A primeira tende a ser a mais benéfica ao credor, já que pelo menos recompõe a perda do valor da moeda.

 

Análise exposta pelo ministro Salomão indicou que, no período entre janeiro de 2002 a fevereiro de 2021, a variação total da Selic pelo método dos juros compostos representaria juros mensais de 2,29%.

A segunda seria drasticamente benéfica para o devedor. No mesmo período, a Selic pela soma dos acumulados mensais registrou variação de 219%, abaixo da inflação no período, que foi de 237% conforme o IPCA.

Para o advogado Ricardo Vicente de Paula, o principal é uniformizar. “Quando isso ocorrer, vai prejudicar alguma parte, credor ou devedor. Temos que colocar na balança. Nesse caso, o que pesa mais é a segurança jurídica. Essas situações prejudicam todo o sistema econômico.”

 

Lucas Mayall, do escritório Maneira Advogados, avalia que o entendimento do STJ deve alterar substancialmente a realidade experimentada atualmente nos tribunais, influenciando o valor a ser recebido pelos credores em incontáveis ações de natureza cível.

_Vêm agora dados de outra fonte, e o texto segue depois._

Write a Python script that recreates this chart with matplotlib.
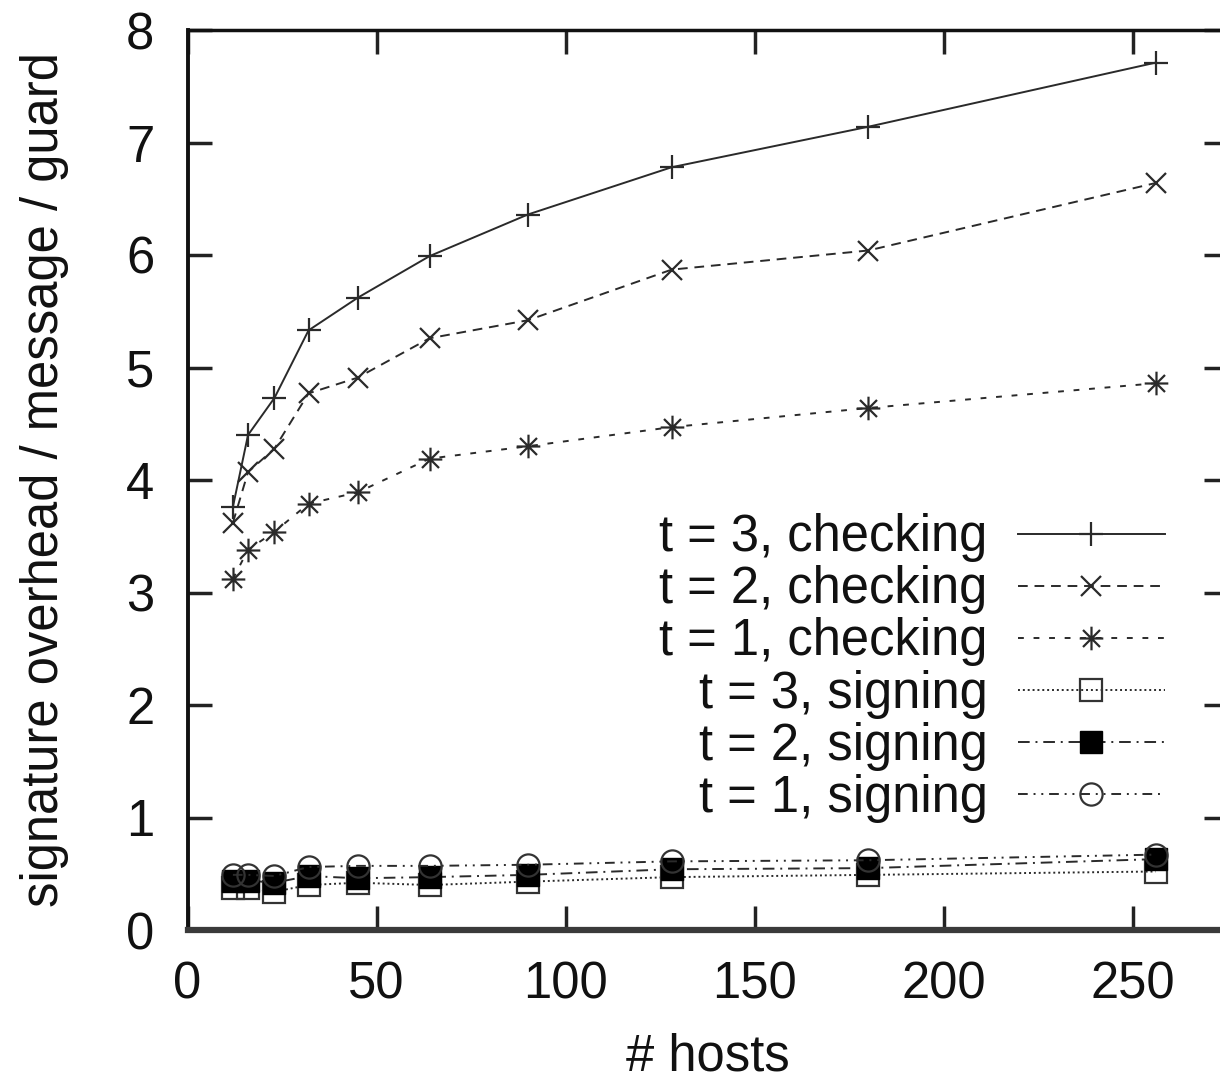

“A verdade é que ambas as posições são juridicamente defensáveis e há também relevantes argumentos de ordem prática a favor dos dois lados. O fundamental é que haja um posicionamento firme e vinculante a respeito, eliminando, assim, a insegurança jurídica que paira em torno desse tema tão sensível.”

 

O advogado Leonardo Roesler, do RMS Advogados, afirma que a adoção da Selic como incide unificado para correção de dívidas civis representa um avanço na busca por uma reparação adequada aos prejudicados em questões contratuais ou extracontratuais.

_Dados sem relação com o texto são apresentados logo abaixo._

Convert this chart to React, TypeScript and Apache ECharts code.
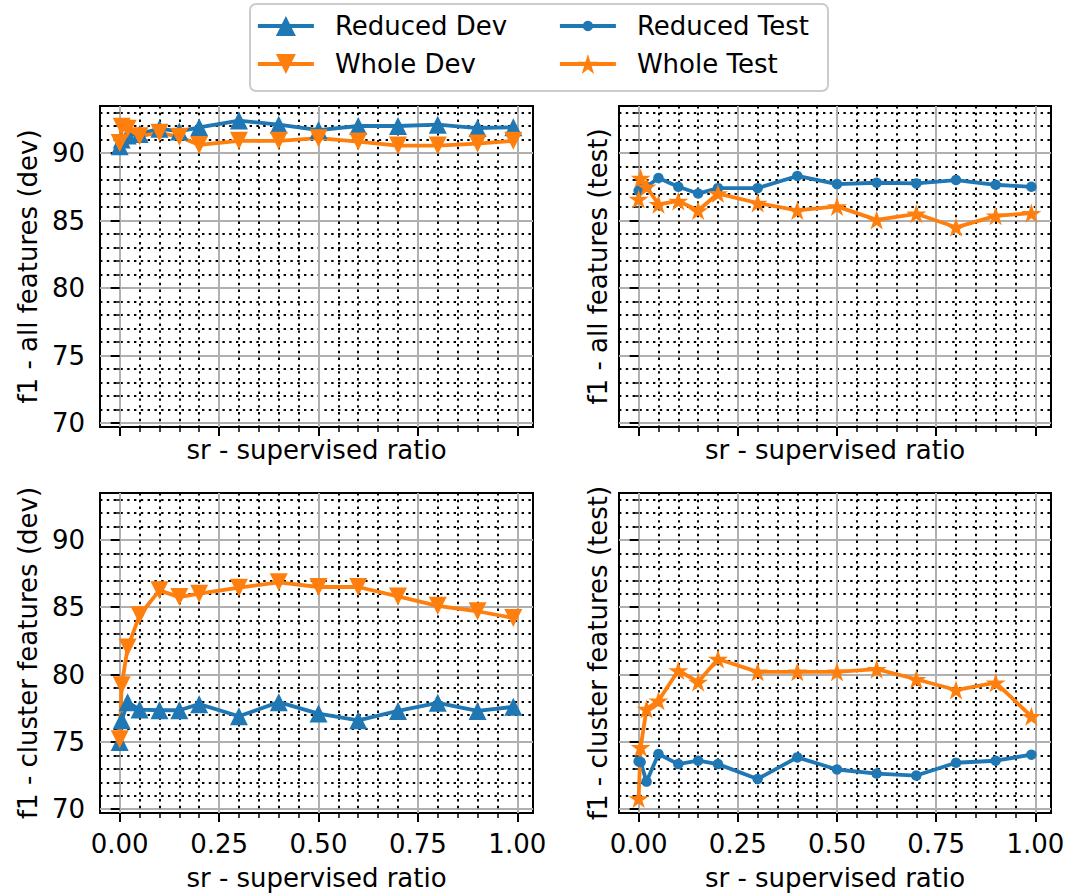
import React, { useEffect, useRef } from 'react';
import * as echarts from 'echarts';

// ---- data ----
const X_VALUES = [0, 0.005, 0.02, 0.05, 0.1, 0.15, 0.2, 0.3, 0.4, 0.5, 0.6, 0.7, 0.8, 0.9, 0.99];

const ALL_DEV_REDUCED = [90.5, 91.0, 91.3, 91.4, 91.8, 91.6, 91.9, 92.4, 92.1, 91.7, 92.0, 92.0, 92.1, 91.85, 91.9];
const ALL_DEV_WHOLE = [90.75, 91.95, 91.8, 91.25, 91.5, 91.2, 90.6, 90.9, 90.9, 91.1, 90.85, 90.55, 90.55, 90.7, 90.9];

const ALL_TEST_REDUCED = [87.2, 87.3, 87.5, 88.15, 87.5, 87.0, 87.4, 87.4, 88.3, 87.7, 87.8, 87.75, 88.0, 87.65, 87.5];
const ALL_TEST_WHOLE = [86.6, 88.15, 87.5, 86.2, 86.45, 85.75, 87.0, 86.3, 85.75, 86.05, 85.05, 85.5, 84.5, 85.35, 85.55];

const CLUSTER_DEV_REDUCED = [75.0, 76.6, 77.95, 77.4, 77.35, 77.35, 77.8, 76.9, 77.95, 77.1, 76.6, 77.3, 77.9, 77.3, 77.6];
const CLUSTER_DEV_WHOLE = [75.2, 79.2, 82.0, 84.4, 86.25, 85.75, 86.0, 86.45, 86.85, 86.5, 86.5, 85.8, 85.1, 84.7, 84.2];

const CLUSTER_TEST_REDUCED = [73.55, 73.5, 72.05, 74.1, 73.35, 73.6, 73.35, 72.25, 73.85, 72.95, 72.65, 72.5, 73.45, 73.6, 74.05];
const CLUSTER_TEST_WHOLE = [70.8, 74.6, 77.45, 78.05, 80.3, 79.45, 81.15, 80.2, 80.2, 80.2, 80.4, 79.65, 78.85, 79.4, 76.9];

const X_MAJOR = [0, 0.25, 0.5, 0.75, 1.0];
const X_MINOR = [0.05, 0.1, 0.15, 0.2, 0.3, 0.35, 0.4, 0.45, 0.55, 0.6, 0.65, 0.7, 0.8, 0.85, 0.9, 0.95];
const Y_MAJOR = [70, 75, 80, 85, 90];
const Y_MINOR = [71, 72, 73, 74, 76, 77, 78, 79, 81, 82, 83, 84, 86, 87, 88, 89, 91, 92, 93];
const X_RANGE = [-0.0495, 1.0395];
const Y_RANGE = [69.72, 93.48];

const X_NAME = 'sr - supervised ratio';
const Y_NAMES = [
  'f1 - all features (dev)',
  'f1 - all features (test)',
  'f1 - cluster features (dev)',
  'f1 - cluster features (test)',
];
const NAME_REDUCED_DEV = 'Reduced Dev';
const NAME_WHOLE_DEV = 'Whole Dev';
const NAME_REDUCED_TEST = 'Reduced Test';
const NAME_WHOLE_TEST = 'Whole Test';

// ---- style ----
const BLUE = '#1f77b4';
const ORANGE = '#ff7f0e';
const FONT = 'DejaVu Sans';
const FS = 26;
const LW = 3.8;
const STAR = 'path://M0,-100L22.45,-30.9L95.1,-30.9L36.3,11.8L58.8,80.9L0,38.2L-58.8,80.9L-36.3,11.8L-95.1,-30.9L-22.45,-30.9Z';
const TRI_DOWN = 'path://M0,0L100,0L50,100Z';

const GRIDS = [
  { left: 100, top: 106, width: 433, height: 321 },
  { left: 619, top: 106, width: 432, height: 321 },
  { left: 100, top: 493, width: 433, height: 320 },
  { left: 619, top: 493, width: 432, height: 320 },
];

function buildOption() {
  const textBase = { fontFamily: FONT, fontSize: FS, color: '#000' };
  const xAxis: any[] = [];
  const yAxis: any[] = [];
  GRIDS.forEach((_, g) => {
    const bottomRow = g >= 2;
    const leftCol = g % 2 === 0;
    xAxis.push({
      type: 'value', gridIndex: g, min: X_RANGE[0], max: X_RANGE[1], position: 'bottom',
      axisLine: { show: false },
      axisTick: { show: true, customValues: X_MAJOR, length: 9, lineStyle: { color: '#000', width: 2 } },
      axisLabel: { show: bottomRow, customValues: X_MAJOR, formatter: (v: number) => v.toFixed(2), margin: 18, ...textBase },
      splitLine: { show: true, lineStyle: { color: '#b0b0b0', width: 2 } },
      name: X_NAME, nameLocation: 'middle', nameGap: bottomRow ? 52 : 10,
      nameTextStyle: { ...textBase },
    });
    xAxis.push({
      type: 'value', gridIndex: g, min: X_RANGE[0], max: X_RANGE[1], position: 'bottom',
      axisLine: { show: false },
      axisTick: { show: true, customValues: X_MINOR, length: 5, lineStyle: { color: '#000', width: 1.5 } },
      axisLabel: { show: false },
      splitLine: { show: true, lineStyle: { color: '#000', width: 2, type: [2.4, 4.4] } },
    });
    yAxis.push({
      type: 'value', gridIndex: g, min: Y_RANGE[0], max: Y_RANGE[1], position: 'left',
      axisLine: { show: false },
      axisTick: { show: true, customValues: Y_MAJOR, length: 9, lineStyle: { color: '#000', width: 2 } },
      axisLabel: { show: leftCol, customValues: Y_MAJOR, formatter: (v: number) => String(Math.round(v)), margin: 15, ...textBase },
      splitLine: { show: true, lineStyle: { color: '#b0b0b0', width: 2 } },
      name: Y_NAMES[g], nameLocation: 'middle', nameGap: leftCol ? 59 : 8,
      nameTextStyle: { ...textBase },
    });
    yAxis.push({
      type: 'value', gridIndex: g, min: Y_RANGE[0], max: Y_RANGE[1], position: 'left',
      axisLine: { show: false },
      axisTick: { show: true, customValues: Y_MINOR, length: 5, lineStyle: { color: '#000', width: 1.5 } },
      axisLabel: { show: false },
      splitLine: { show: true, lineStyle: { color: '#000', width: 2, type: [2.4, 4.4] } },
    });
  });

  const mk = (name: string, g: number, values: number[], color: string, symbol: string, size: number) => ({
    type: 'line', name, xAxisIndex: 2 * g, yAxisIndex: 2 * g,
    data: X_VALUES.map((x, i) => [x, values[i]]),
    symbol, symbolSize: size, showAllSymbol: true, symbolKeepAspect: true,
    lineStyle: { color, width: LW },
    itemStyle: { color, borderWidth: 0 },
    silent: true, emphasis: { disabled: true },
  });

  const series = [
    mk(NAME_REDUCED_DEV, 0, ALL_DEV_REDUCED, BLUE, 'triangle', 18),
    mk(NAME_WHOLE_DEV, 0, ALL_DEV_WHOLE, ORANGE, TRI_DOWN, 18),
    mk(NAME_REDUCED_TEST, 1, ALL_TEST_REDUCED, BLUE, 'circle', 10.5),
    mk(NAME_WHOLE_TEST, 1, ALL_TEST_WHOLE, ORANGE, STAR, 20),
    mk(NAME_REDUCED_DEV, 2, CLUSTER_DEV_REDUCED, BLUE, 'triangle', 18),
    mk(NAME_WHOLE_DEV, 2, CLUSTER_DEV_WHOLE, ORANGE, TRI_DOWN, 18),
    mk(NAME_REDUCED_TEST, 3, CLUSTER_TEST_REDUCED, BLUE, 'circle', 10.5),
    mk(NAME_WHOLE_TEST, 3, CLUSTER_TEST_WHOLE, ORANGE, STAR, 20),
  ];

  const legendItem = (name: string, left: number, centerY: number, iconH: number) => ({
    data: [name], left, top: centerY - 15, orient: 'horizontal', padding: 0,
    itemWidth: 56, itemHeight: iconH, selectedMode: false,
    lineStyle: { width: LW },
    textStyle: { ...textBase, lineHeight: 30, padding: [0, 0, 0, 16] },
  });

  return {
    animation: false,
    backgroundColor: '#fff',
    grid: GRIDS.map((gr) => ({ ...gr, show: true, borderColor: '#000', borderWidth: 2, backgroundColor: 'transparent', containLabel: false })),
    xAxis,
    yAxis,
    series,
    legend: [
      legendItem(NAME_REDUCED_DEV, 256, 26, 25),
      legendItem(NAME_WHOLE_DEV, 256, 64, 25),
      legendItem(NAME_REDUCED_TEST, 558, 26, 13),
      legendItem(NAME_WHOLE_TEST, 558, 64, 25),
    ],
    graphic: [
      {
        type: 'rect', z: 0,
        shape: { x: 250, y: 4, width: 578, height: 87, r: 6 },
        style: { fill: 'rgba(255,255,255,0.8)', stroke: '#cccccc', lineWidth: 2 },
      },
    ],
  };
}

export default function App() {
  const ref = useRef<HTMLDivElement>(null);
  useEffect(() => {
    if (!ref.current) return;
    const chart = echarts.init(ref.current, undefined, { renderer: 'svg' });
    chart.setOption(buildOption() as any);
    return () => chart.dispose();
  }, []);
  return <div ref={ref} style={{ position: 'absolute', left: 0, top: 0, width: 1068, height: 896 }} />;
}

“No entanto, essa mudança requer uma reflexão profunda sobre os princípios que norteiam a responsabilidade civil e a atualização de débitos, bem como uma adaptação da jurisprudência do STJ para harmonizar a aplicação da Selic com os marcos temporais estabelecidos para a incidência de juros e correção monetária.”

 

Diego Herrera de Moraes, do Mattos e Filhos Advogados, lembra que o ministro Salomão é o relator do anteprojeto de atualização do Código Civil. A resolução dessa questão pela via legislativa, “se aprovado e promulgado, passaria a viger com força de lei”.

Já Maricí Giannico, do Mattos e Filhos, defende que julgamento da Corte Especial não acarreta a necessária superação de nenhum de nenhuma súmula. “A aplicação da Selic já vinha ocorrendo, em concomitância com a vigência dos enunciados 54 e 362 do STJ.”